A questions that keeps cropping up is: How do we know when the babe needs a potty?
It’s a combination of our baby’s signals and generic timing. At this stage, his most obvious signals are fussing and crying. If he needs to pee, he gets restless. He’ll be playing/nursing/cooing happily, and then suddenly his demeanor will change. He’ll wave his arms around and maybe even cry a little. To the potty we go.
This elegant system has us making many unnecessary trips to the loo, but they’re fewer and fewer as we learn to communicate better with our baby. We’re learning to tune into his rhythms as well, catching most of the upon-waking poops, the five-minutes-after-nursing pees, the fresh-from-the-car-seat pees, etc.
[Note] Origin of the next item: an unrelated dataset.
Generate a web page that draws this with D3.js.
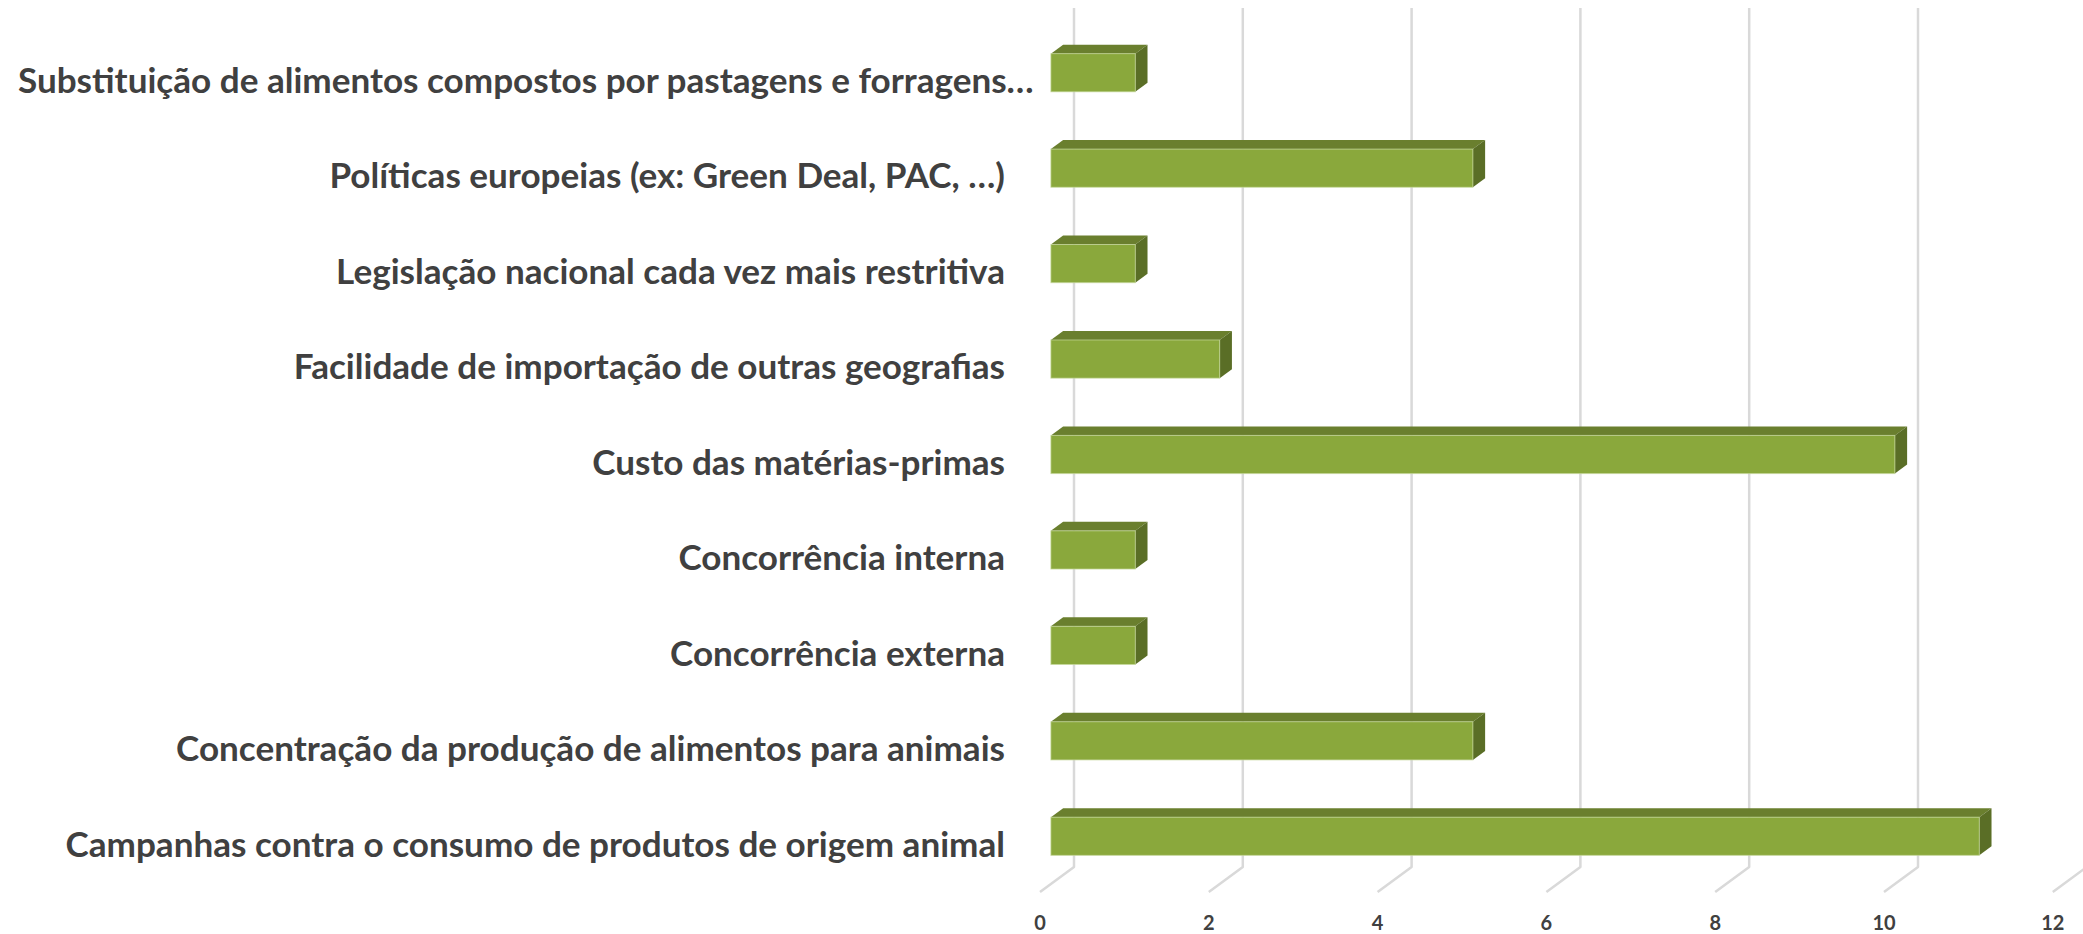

A conversation we’ve had a lot is whether or not this is more or less work that diapering for a few years and potty training when Gaïan is “ready.” Having done neither of those things, I can’t offer any real argument, except to say that caring for a baby seems like a fair bit of work no matter what way you do it.
What I would offer is that this is a very different kind of work, and it’s work I very much enjoy doing. No one’s claiming that this method is better than the next, or that there’s something shameful about diapering a baby. This is the method that feels good for our family.
I was one of those kids who wet the bed until she was years and years past the traditional age for nighttime dryness. It got in the way of sleepovers at friend’s houses and, in general, was just plain embarrassing. At two months old (Yes, I've been working on this post for whole month.) Gaïan is dry most nights, and can hold his business in for as long as eight hours. As a mother and former bedwetter, this gives me enormous pleasure.
Every trip to the toilet is a chance to bond with our son, to learn his cues and align ourselves with his internal rhythms. It’s not yet three weeks since we starting “training” our son, but I can’t imagine doing it any other way. I’m betting as he grows there’ll be fewer trips to the potty as his elimination systems evolve and our communication system improves.
In the meantime, we’ve resolved to stop waxing poetic about it to our friends, since it puts too much pressure on the three of us to perform and seems to impede results when we’re out and about. Most of the time though, we just can’t help ourselves.
Babies are amazing. Did I mention that already? Holy crap. Literally.